Но привычка привычкой, а опасность от этого не уменьшалась. В одном из полетов, обрадованный тем, что шло все, как говорится, наилучшим образом, Шиянов включил двигатель вторично. Ох, лучше бы он этого не делал!
— Прогнал я площадку, — вспоминает Г. М. Шиянов. — Остановил двигатель.
Здорово получилось. Отсекло мгновенно. Все как следует, так значит, думаю, надо еще разочек.
Сигнальные лампочки показывают, что все у меня нормально, что давление везде есть, что оба компонента подошли к выходным кранам. Даю я ручку пуска ЖРД. Знаю, получишь удар в спину и понесешься… А тут вдруг ничего нет.
Быть может, времени прошло меньше секунды, а мыслей в голове пронеслось множество. В воздухе секунды длинные…
Не успел я сообразить, что же получилось, — страшенный взрыв сзади.

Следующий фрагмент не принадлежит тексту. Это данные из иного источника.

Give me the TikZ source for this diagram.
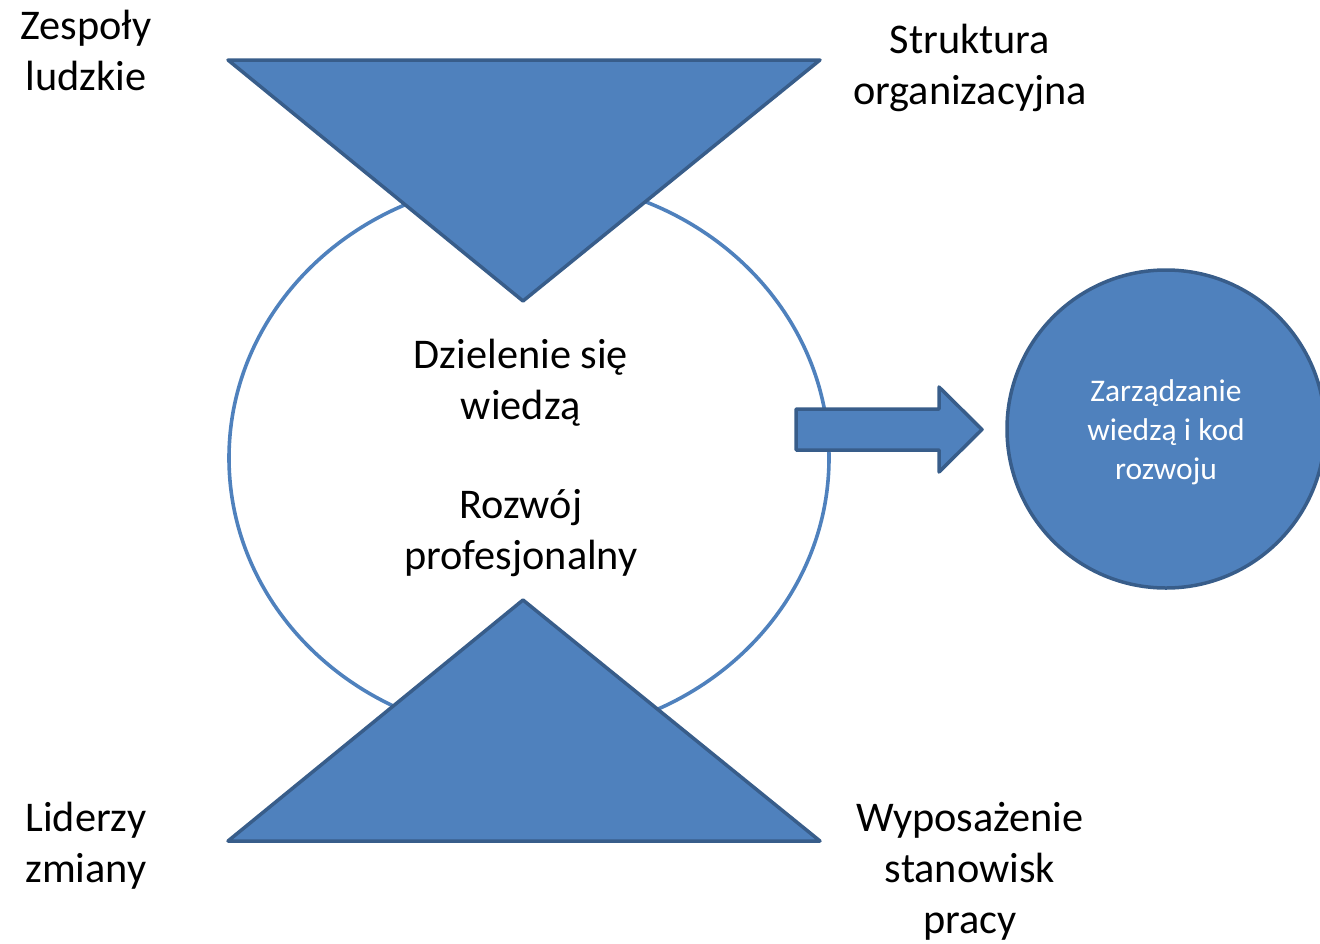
\documentclass[tikz,border=0pt]{standalone}
\usepackage{fontspec}
\setmainfont{Carlito}
\usetikzlibrary{shapes.geometric}
\definecolor{niebieski}{HTML}{4F81BD}
\definecolor{ciemny}{HTML}{385D8A}
\tikzset{
	opis/.style={align=center, inner sep=0pt, font=\fontsize{42.3}{51}\selectfont},
	bryla/.style={fill=niebieski, draw=ciemny, line width=3.5pt, line join=round},
}
\begin{document}
\begin{tikzpicture}[x=1pt,y=-1pt]
	\clip (0,0) rectangle (1320,943);
	% krag wiedzy
	\node[ellipse, draw=niebieski, line width=3.6pt, minimum width=600, minimum height=556, inner sep=0pt] (krag) at (529,458) {};
	\node[opis] (dzielenie) at (521,383) {Dzielenie się\\wiedzą};
	\node[opis] (rozwoj) at (521,533) {Rozwój\\profesjonalny};
	% trojkaty
	\draw[bryla] (228,60) -- (820,60) -- (523,301) -- cycle;
	\draw[bryla] (523,600) -- (820,841) -- (228,841) -- cycle;
	% strzalka i kolo
	\draw[bryla] (796,409) -- (939,409) -- (939,387) -- (982,429.5) -- (939,472) -- (939,450) -- (796,450) -- cycle;
	\node[circle, bryla, minimum size=318, inner sep=0pt, text=white, align=center, font=\fontsize{31.5}{39}\selectfont] (kod) at (1166,429) {\rule{0pt}{29pt}Zarządzanie\\wiedzą i kod\\rozwoju};
	% narozniki
	\node[opis] (zespoly) at (86,50) {Zespoły\\ludzkie};
	\node[opis] (struktura) at (970,68) {Struktura\\organizacyjna};
	\node[opis] (liderzy) at (86,846) {Liderzy\\zmiany};
	\node[opis] (wyposazenie) at (970,871) {Wyposażenie\\stanowisk\\pracy};
\end{tikzpicture}
\end{document}
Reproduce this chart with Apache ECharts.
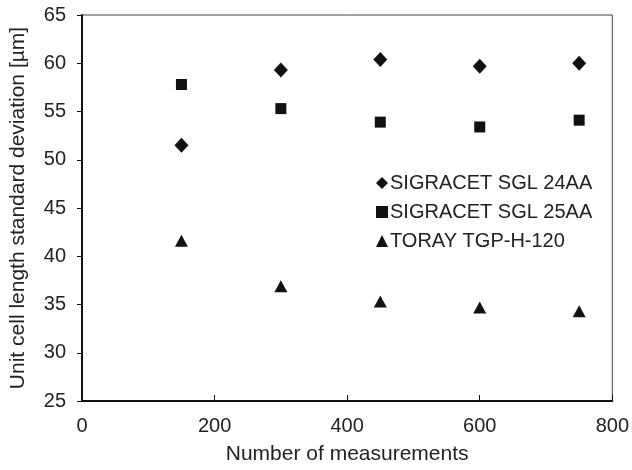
<!DOCTYPE html>
<html>
<head>
<meta charset="utf-8">
<script src="https://cdn.jsdelivr.net/npm/echarts@6/dist/echarts.min.js"></script>
<style>
  html, body { margin: 0; padding: 0; background: #fff; }
  #main { width: 632px; height: 470px; }
</style>
</head>
<body>
<div id="main"></div>
<script>
// measurement counts
var measurements = [150, 300, 450, 600, 750];
// unit cell length std deviation [µm]
var sgl24aa = [51.5, 59.3, 60.4, 59.7, 60.0];
var sgl25aa = [57.8, 55.3, 53.9, 53.4, 54.1];
var toray = [41.6, 36.9, 35.3, 34.7, 34.3];
var seriesNames = ['SIGRACET SGL 24AA', 'SIGRACET SGL 25AA', 'TORAY TGP-H-120'];

function pairs(vals) {
  return measurements.map(function (m, i) { return [m, vals[i]]; });
}

var font = 'Liberation Sans, Arial, sans-serif';
var ink = '#111';
var chart = echarts.init(document.getElementById('main'));
var option = {
  animation: false,
  textStyle: { fontFamily: font },
  grid: {
    left: 82,
    right: 17,
    top: 15,
    bottom: 67,
    show: true,
    borderColor: '#444',
    borderWidth: 1
  },
  legend: {
    orient: 'vertical',
    left: 371,
    top: 168,
    itemGap: 9,
    itemWidth: 12,
    itemHeight: 12,
    itemStyle: { color: ink, opacity: 1 },
    textStyle: { fontSize: 20, color: '#222', fontFamily: font, padding: [0, 0, 0, -3] },
    data: seriesNames
  },
  xAxis: {
    type: 'value',
    min: 0,
    max: 800,
    interval: 200,
    name: 'Number of measurements',
    nameLocation: 'middle',
    nameGap: 43,
    nameTextStyle: { fontSize: 21, color: '#222' },
    axisLine: { lineStyle: { color: ink, width: 2 } },
    axisTick: { inside: true, length: 6, lineStyle: { color: ink } },
    axisLabel: { fontSize: 20, color: '#222', margin: 15 },
    splitLine: { show: false }
  },
  yAxis: {
    type: 'value',
    min: 25,
    max: 65,
    interval: 5,
    name: 'Unit cell length standard deviation [µm]',
    nameLocation: 'middle',
    nameGap: 53,
    nameTextStyle: { fontSize: 21, color: '#222' },
    axisLine: { lineStyle: { color: ink, width: 2 } },
    axisTick: { inside: false, length: 5, lineStyle: { color: ink } },
    axisLabel: { fontSize: 20, color: '#222', margin: 16 },
    splitLine: { show: false }
  },
  series: [
    {
      name: seriesNames[0],
      type: 'scatter',
      symbol: 'diamond',
      symbolSize: [14, 15],
      itemStyle: { color: ink, opacity: 1 },
      data: pairs(sgl24aa)
    },
    {
      name: seriesNames[1],
      type: 'scatter',
      symbol: 'rect',
      symbolSize: 11,
      itemStyle: { color: ink, opacity: 1 },
      data: pairs(sgl25aa)
    },
    {
      name: seriesNames[2],
      type: 'scatter',
      symbol: 'triangle',
      symbolSize: [13, 12],
      itemStyle: { color: ink, opacity: 1 },
      data: pairs(toray)
    }
  ]
};
chart.setOption(option);
</script>
</body>
</html>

Такой, со звоном в ушах! Машину мгновенно поставило вертикально. У меня прямо искры из глаз посыпались. Перегрузка не только больше эксплуатационной, но и больше расчетной. Как выяснилось потом, крыло деформировалось и в обшивке возникли трещины. Машина вошла в авторотацию, сделала несколько восходящих бочек. Ручка мне по ногам. Я сообразил: произошел взрыв, там, где были рули, больше ничего нет. Расстегнул ремни, раскрыл фонарь. Собираюсь прыгать. Машина в это время шла боком. Посмотрел на землю и, это мне очень хорошо запомнилось, подумал, как жестко будет приземляться, ведь на дворе ноябрь и земля промерзла. Ох, думаю, будет неприятно, и инстинктивно схватился за ручку. Ее трясло со страшной силой.
Но потянул, смотрю — машина немного управляется. Стоп, думаю, прыгать рано.

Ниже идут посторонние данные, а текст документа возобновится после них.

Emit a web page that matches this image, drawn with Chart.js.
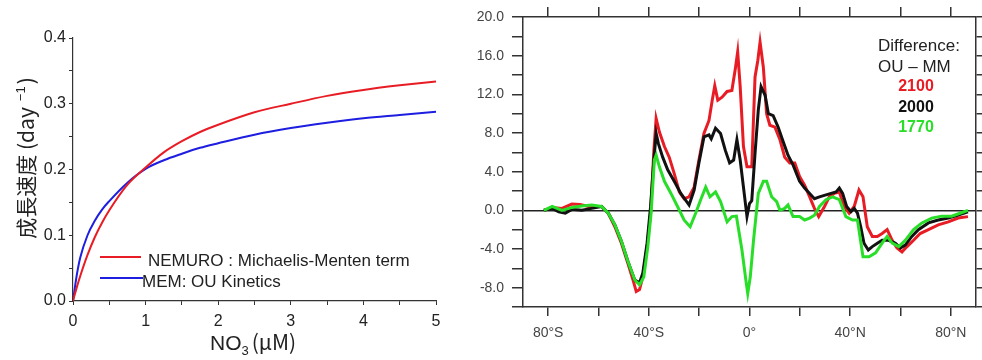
<!DOCTYPE html>
<html>
<head>
<meta charset="utf-8">
<script src="https://cdn.jsdelivr.net/npm/chart.js@4/dist/chart.umd.min.js"></script>
<style>
  body { margin: 0; background: #fff; }
  #wrap { position: relative; width: 982px; height: 360px; }
  canvas { position: absolute; top: 0; }
</style>
</head>
<body>
<div id="wrap">
  <canvas id="uptake" width="460" height="360" style="left:0"></canvas>
  <canvas id="diff" width="522" height="360" style="left:460px"></canvas>
</div>
<script>
// left panel: growth rate vs nitrate
const nitrate    = [0, 0.05, 0.1, 0.2, 0.3, 0.4, 0.5, 0.75, 1, 1.25, 1.5, 1.75, 2, 2.5, 3, 3.5, 4, 4.5, 5];
const nemuroRate = [0, 0.020, 0.038, 0.070, 0.097, 0.119, 0.138, 0.177, 0.203, 0.226, 0.243, 0.257, 0.268, 0.287, 0.300, 0.312, 0.321, 0.328, 0.334];
const memRate    = [0, 0.038, 0.066, 0.100, 0.122, 0.139, 0.152, 0.180, 0.201, 0.214, 0.224, 0.233, 0.240, 0.253, 0.263, 0.271, 0.278, 0.283, 0.288];

// right panel: zonal difference OU - MM
const lat2100 = [-81.7, -78.4, -74.5, -70.6, -67.3, -64, -58.8, -56.1, -53.5, -50.9, -48.3, -46.3, -45, -43.7, -42.4, -40.7, -39.3, -38, -37.1, -35.8,
  -33.8, -31.9, -29.9, -27.9, -26, -24, -22, -20.1, -18.1, -16.1, -14.8, -13.8, -12.6, -10.9, -8.9, -7, -5.6, -4.7, -3.7, -2.4,
  -1, 0.9, 2.2, 3.3, 4.2, 5.5, 6.8, 8.1, 10.1, 12.1, 14, 16, 18, 19.9, 21.9, 23.9, 25.8, 27.5, 29.8, 31.7,
  33.7, 35.7, 37.6, 39.6, 41.6, 43.5, 45.1, 46.8, 48.8, 50.8, 52.7, 54.7, 56.7, 58.6, 60.6, 62.6, 65.2, 67.8, 71.1, 75,
  79, 82.9, 86.8];
const diff2100 = [0, 0.3, 0.2, 0.65, 0.6, 0.4, 0.4, -0.3, -1.7, -3.4, -5.5, -7.2, -8.4, -8.2, -6.9, -3.75, -0.3, 6.2, 9.5, 8.1,
  6.6, 5.5, 3.8, 1.9, 1.2, 1.4, 2.4, 5.2, 7.95, 9.3, 11.4, 12.9, 11.4, 11.7, 12.3, 12.4, 14.7, 16.4, 12.8, 6.6,
  4.5, 4.5, 13.8, 15.5, 17.4, 14.8, 10.0, 8.8, 8.6, 7.3, 5.5, 4.9, 4.9, 3.5, 2.6, 1.4, 0.2, -0.65, 0.4, 1.4,
  1.75, 1.9, 0.4, -0.3, 0.4, 2.1, 1.4, -1.7, -2.7, -2.7, -2.4, -2.0, -3.1, -3.9, -4.3, -3.75, -3.1, -2.4, -2.0, -1.5,
  -1.2, -0.8, -0.65];

const lat2000 = [-81.7, -78.4, -75.8, -73.2, -70.6, -66.6, -62.7, -58.8, -56.1, -53.5, -50.9, -48.3, -45.6, -43.7, -42.4, -40.7, -39.3, -38, -37.1, -36.2,
  -34.5, -32.5, -29.9, -27.3, -24, -22, -20.1, -18.1, -16.1, -15.2, -13.5, -11.5, -9.6, -7.9, -6.3, -5, -3.7, -2.4, -1, 0,
  0.9, 2.2, 3.5, 4.6, 6.2, 7.5, 9.4, 11.4, 13.4, 15.3, 17.3, 19.9, 21.9, 23.9, 25.8, 27.8, 30.4, 32.4, 34.4, 35.7,
  37, 38.6, 40.3, 41.6, 42.9, 44.2, 45.5, 47.2, 48.8, 50.8, 52.7, 55.3, 58, 59.9, 61.9, 64.5, 67.1, 71.1, 75, 79,
  82.9, 86.8];
const diff2000 = [0, 0.2, -0.15, -0.3, 0.1, 0, 0.2, 0.4, -0.3, -1.5, -3.2, -5.3, -7.2, -7.5, -6.5, -3.4, 0.4, 5.2, 7.95, 6.9,
  5.5, 4.2, 3.0, 1.75, 0.55, 2.1, 4.9, 7.6, 7.8, 7.4, 8.5, 7.95, 6.2, 4.9, 5.2, 7.3, 5.2, 2.4, -0.65, 0.7,
  1.0, 5.9, 10.4, 12.8, 11.9, 10.0, 9.8, 8.6, 7.1, 5.7, 4.7, 3.0, 2.3, 1.75, 1.2, 1.4, 1.6, 1.75, 1.9, 2.3,
  1.75, 0.4, -0.15, 0.2, -0.3, -1.7, -3.4, -4.1, -3.75, -3.4, -3.1, -3.1, -3.4, -3.9, -3.6, -2.7, -2.0, -1.3, -1.0, -0.8,
  -0.5, -0.15];

const lat1770 = [-81.7, -78.4, -74.5, -70.6, -66.6, -62.7, -58.8, -56.1, -53.5, -50.9, -48.3, -45.6, -43.7, -42, -40.4, -39.1, -37.8, -37.1, -35.8, -33.8,
  -31.2, -28.6, -26, -23.6, -21.4, -19.4, -17.4, -15.7, -13.5, -11.5, -8.9, -7, -5.2, -3, -1.3, -0.7, 0.3, 1.6, 3.5, 5.5,
  6.8, 8.8, 10.8, 12.1, 14, 15.3, 17.3, 19.9, 21.9, 23.9, 25.8, 27.8, 30.4, 33, 35.7, 38.3, 40.9, 42.9, 45.1, 47.5,
  50.1, 52.7, 54.7, 56.7, 59.3, 61.9, 65.2, 68.5, 72.4, 76.3, 80.3, 84.2, 86.8];
const diff1770 = [0, 0.4, 0, 0.3, 0.45, 0.55, 0.4, -0.3, -1.5, -3.2, -5.3, -7.2, -7.7, -6.9, -3.75, -0.3, 5.2, 5.7, 4.5, 3.0,
  1.75, 0.4, -1.0, -1.7, -0.3, 1.1, 2.4, 1.4, 1.9, 0.9, -1.2, -0.65, -0.6, -4.1, -7.5, -8.6, -6.9, -3.1, 1.75, 3.0,
  3.0, 1.4, 0.9, 0, 0.2, 0.55, -0.65, -0.65, -1.0, -0.8, -0.5, 0.4, 1.1, 1.4, 1.1, -0.65, -1.0, -1.0, -4.8, -4.8,
  -4.4, -3.4, -2.7, -3.4, -3.75, -3.1, -2.0, -1.3, -0.8, -0.6, -0.6, -0.25, 0];

const latTicks = [-80, -60, -40, -20, 0, 20, 40, 60, 80];
const latTickLabels = ['80°S', '', '40°S', '', '0°', '', '40°N', '', '80°N'];

const RED = 'rgb(232, 28, 36)';
const BLUE = 'rgb(30, 30, 225)';
const GREEN = 'rgb(40, 222, 40)';
const SANS = '"Liberation Sans", Arial, sans-serif';

function pairs(xs, ys) {
  return xs.map((x, i) => ({ x: x, y: ys[i] }));
}

function fixSize(w, h) {
  return function (scale) {
    if (w !== null) scale.width = w;
    if (h !== null) scale.height = h;
  };
}

// axis titles + legend of the left panel
const uptakeText = {
  id: 'uptakeText',
  afterDraw(chart) {
    const ctx = chart.ctx;
    ctx.save();
    ctx.lineWidth = 2;
    ctx.strokeStyle = RED;
    ctx.beginPath(); ctx.moveTo(100, 257); ctx.lineTo(141, 257); ctx.stroke();
    ctx.strokeStyle = BLUE;
    ctx.beginPath(); ctx.moveTo(100, 278); ctx.lineTo(143, 278); ctx.stroke();

    ctx.fillStyle = '#222';
    ctx.textBaseline = 'middle';
    ctx.font = '17px ' + SANS;
    ctx.fillText('NEMURO : Michaelis-Menten term', 148, 261);
    ctx.fillText('MEM: OU Kinetics', 142, 282);

    // x title: NO3 (μM)
    ctx.textBaseline = 'alphabetic';
    ctx.font = '21px ' + SANS;
    let x = 210;
    ctx.fillText('NO', x, 350);
    x += ctx.measureText('NO').width;
    ctx.font = '13px ' + SANS;
    ctx.fillText('3', x, 355);
    x += ctx.measureText('3').width + 3;
    ctx.font = '21px "Noto Sans CJK JP", sans-serif';
    ctx.fillText('(μM)', x, 350);

    // y title: 成長速度 (day-1)
    ctx.translate(34, 158);
    ctx.rotate(-Math.PI / 2);
    const main = '成長速度 (day';
    ctx.font = '21px "Noto Sans CJK JP", sans-serif';
    const w1 = ctx.measureText(main).width;
    ctx.font = '13px ' + SANS;
    const w2 = ctx.measureText('−1').width;
    ctx.font = '21px "Noto Sans CJK JP", sans-serif';
    const w3 = ctx.measureText(')').width;
    let sx = -(w1 + 6 + w2 + 2 + w3) / 2;
    ctx.fillText(main, sx, 0);
    sx += w1 + 6;
    ctx.font = '13px ' + SANS;
    ctx.fillText('−1', sx, -9);
    sx += w2 + 2;
    ctx.font = '21px "Noto Sans CJK JP", sans-serif';
    ctx.fillText(')', sx, 0);
    ctx.restore();
  }
};

new Chart(document.getElementById('uptake'), {
  type: 'line',
  data: {
    datasets: [
      { data: pairs(nitrate, nemuroRate), borderColor: RED, borderWidth: 2, pointRadius: 0, cubicInterpolationMode: 'monotone' },
      { data: pairs(nitrate, memRate), borderColor: BLUE, borderWidth: 2, pointRadius: 0, cubicInterpolationMode: 'monotone' }
    ]
  },
  options: {
    responsive: false,
    animation: false,
    layout: { padding: { top: 38, right: 24, left: 0, bottom: 0 } },
    plugins: { legend: { display: false }, tooltip: { enabled: false } },
    scales: {
      x: {
        type: 'linear', min: 0, max: 5,
        afterFit: fixSize(null, 59),
        border: { color: '#333', width: 1.2 },
        grid: { drawOnChartArea: false, tickLength: 4, tickColor: '#333' },
        ticks: {
          stepSize: 0.5, padding: 7, color: '#222', font: { family: SANS, size: 16 },
          callback: v => Number.isInteger(v) ? String(v) : ''
        }
      },
      y: {
        min: 0, max: 0.4,
        afterFit: fixSize(73, null),
        border: { color: '#333', width: 1.2 },
        grid: { drawOnChartArea: false, tickLength: 4, tickColor: '#333' },
        ticks: {
          stepSize: 0.05, padding: 3, color: '#222', font: { family: SANS, size: 16 }, autoSkip: false,
          callback: v => Math.abs(v * 10 - Math.round(v * 10)) < 1e-6 ? v.toFixed(1) : ''
        }
      }
    }
  },
  plugins: [uptakeText]
});

// label block of the right panel
const diffText = {
  id: 'diffText',
  afterDraw(chart) {
    const ctx = chart.ctx;
    ctx.save();
    ctx.textBaseline = 'middle';
    ctx.fillStyle = '#222';
    ctx.font = '17px ' + SANS;
    ctx.fillText('Difference:', 418, 46);
    ctx.fillText('OU – MM', 418, 67);
    ctx.font = 'bold 16px ' + SANS;
    ctx.textAlign = 'center';
    ctx.fillStyle = RED;
    ctx.fillText('2100', 456, 87);
    ctx.fillStyle = '#111';
    ctx.fillText('2000', 456, 108);
    ctx.fillStyle = GREEN;
    ctx.fillText('1770', 456, 128);
    ctx.restore();
  }
};

new Chart(document.getElementById('diff'), {
  type: 'line',
  data: {
    datasets: [
      { label: '1770', data: pairs(lat1770, diff1770), borderColor: GREEN, borderWidth: 3, pointRadius: 0 },
      { label: '2000', data: pairs(lat2000, diff2000), borderColor: '#111', borderWidth: 3, pointRadius: 0 },
      { label: '2100', data: pairs(lat2100, diff2100), borderColor: RED, borderWidth: 3, pointRadius: 0 }
    ]
  },
  options: {
    responsive: false,
    animation: false,
    layout: { padding: 0 },
    plugins: { legend: { display: false }, tooltip: { enabled: false } },
    scales: {
      x: {
        type: 'linear', min: -90, max: 90,
        afterFit: fixSize(null, 53),
        afterBuildTicks: s => { s.ticks = latTicks.map(v => ({ value: v })); },
        border: { color: '#333', width: 1.5 },
        grid: { drawOnChartArea: false, tickLength: 9, tickColor: '#333', lineWidth: 1.5 },
        ticks: {
          padding: 9, color: '#444', font: { family: SANS, size: 14 }, autoSkip: false, maxRotation: 0,
          callback: v => latTickLabels[latTicks.indexOf(v)]
        }
      },
      x2: {
        type: 'linear', position: 'top', min: -90, max: 90,
        afterFit: fixSize(null, 17),
        afterBuildTicks: s => { s.ticks = latTicks.map(v => ({ value: v })); },
        border: { color: '#333', width: 1.5 },
        grid: { drawOnChartArea: false, tickLength: 10, tickColor: '#333', lineWidth: 1.5 },
        ticks: { display: false }
      },
      y: {
        min: -10, max: 20,
        afterFit: fixSize(63, null),
        border: { color: '#333', width: 1.5 },
        grid: {
          drawOnChartArea: true, tickLength: 11, tickColor: '#333', lineWidth: 1.5,
          color: c => (c.tick && c.tick.value === 0) ? '#222' : 'rgba(0,0,0,0)'
        },
        ticks: {
          stepSize: 2, padding: 8, color: '#444', font: { family: SANS, size: 14 }, autoSkip: false,
          callback: v => v % 4 === 0 ? v.toFixed(1) : ''
        }
      },
      y2: {
        position: 'right', min: -10, max: 20,
        afterFit: fixSize(6, null),
        border: { color: '#333', width: 1.5 },
        grid: { drawOnChartArea: false, tickLength: 9, tickColor: '#333', lineWidth: 1.5 },
        ticks: { stepSize: 2, display: false }
      }
    }
  },
  plugins: [diffText]
});
</script>
</body>
</html>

Подобрал режим минимальной тряски — лечу. Попробовал — рулей слушается вяло, на большие углы не взбирается. Ноги шасси выпускаются. Решил — буду пытаться сажать…
Когда Шиянов посадил машину, картина открылась неприглядная. От рулей остались одни слезы.
Осмотрев самолет, Семен Алексеевич сказал: — Вот, военные жалуются, что у машины мал запас рулей, а Шиянов ее совсем почти без рулей посадил.
Лавочкин, как всегда в трудную минуту, постарался пошутить. Но Глушко было не до шуток: — Почему вы включили двигатель повторно? — спросил он Шиянова.
Немедленно погасив улыбку, Лавочкин сказал, опередив летчика-испытателя: — Валентин Петрович, это моя вина. Такое заданий летчику дал я.
Вскоре после того как вышло первое издание это! книги, я встретился с академиком В. П. Глушко и спросил о впечатлениях от работы с Лавочкиным.
«Работали мы дружно, — ответил Валентин Петрович. — Я с глубочайшим уважением вспоминаю нашу совместную работу. Она всегда была какой-то деловой! С ним было приятно работать и в трудные минуты и в хорошие. И запомнилась мне эта работа еще и потому, фирма Лавочкина была первой, с которой пришлось! связаться нашему КБ, когда ВВС поставили вопрос о применении наших двигателей на конкретных конструкциях.
В нашем деле тогда возникало много трудностей. Для Семена Алексеевича понимание всех этих трудностей, равно как готовность оказать немедленную поддержку, очень характерны. Таким он и запомнился мне — человеком большой души».
Одновременно с «укрощением огня» решалась и другая, отнюдь не менее сложная и не менее драматичная по возникавшим ситуациям задача — «приручение воздушных струй». Достаточно, например, вспомнить о гибели Бахчиванджи.
Никакого взрыва. Никакого всплеска взбунтовавшегося пламени. Бахчиванджи не пытался прыгать или открыть фонарь, не производил никаких внешне видимых действий, чтобы спастись. Летел самолет нормально, и вдруг пикирование и удар в землю.
Гибель Бахчиванджи — одна из многих загадок того времени. Случались эти загадки не только с пилотами реактивных самолетов. М. А. Тайц, крупнейший специалист по летным испытаниям, рассказывал, как на фронте, догоняя противника, пикируя, советские летчики встречались с необычным явлением. В большинстве случаев их доклады звучали так: — Полетел, погнался, а управление заклинило — и ни тпру, ни ну. Машина пикирует. Управление заработало только у самой земли.
Летчикам казалось, что происходит чисто механическое заклинивание. На самом же деле управление «запирали» аэродинамические силы. Они возрастали так, что преодолеть их было невозможно даже самому сильному человеку. Это были первые симптомы грозного явления — волнового кризиса, более известного под именем «звуковой барьер».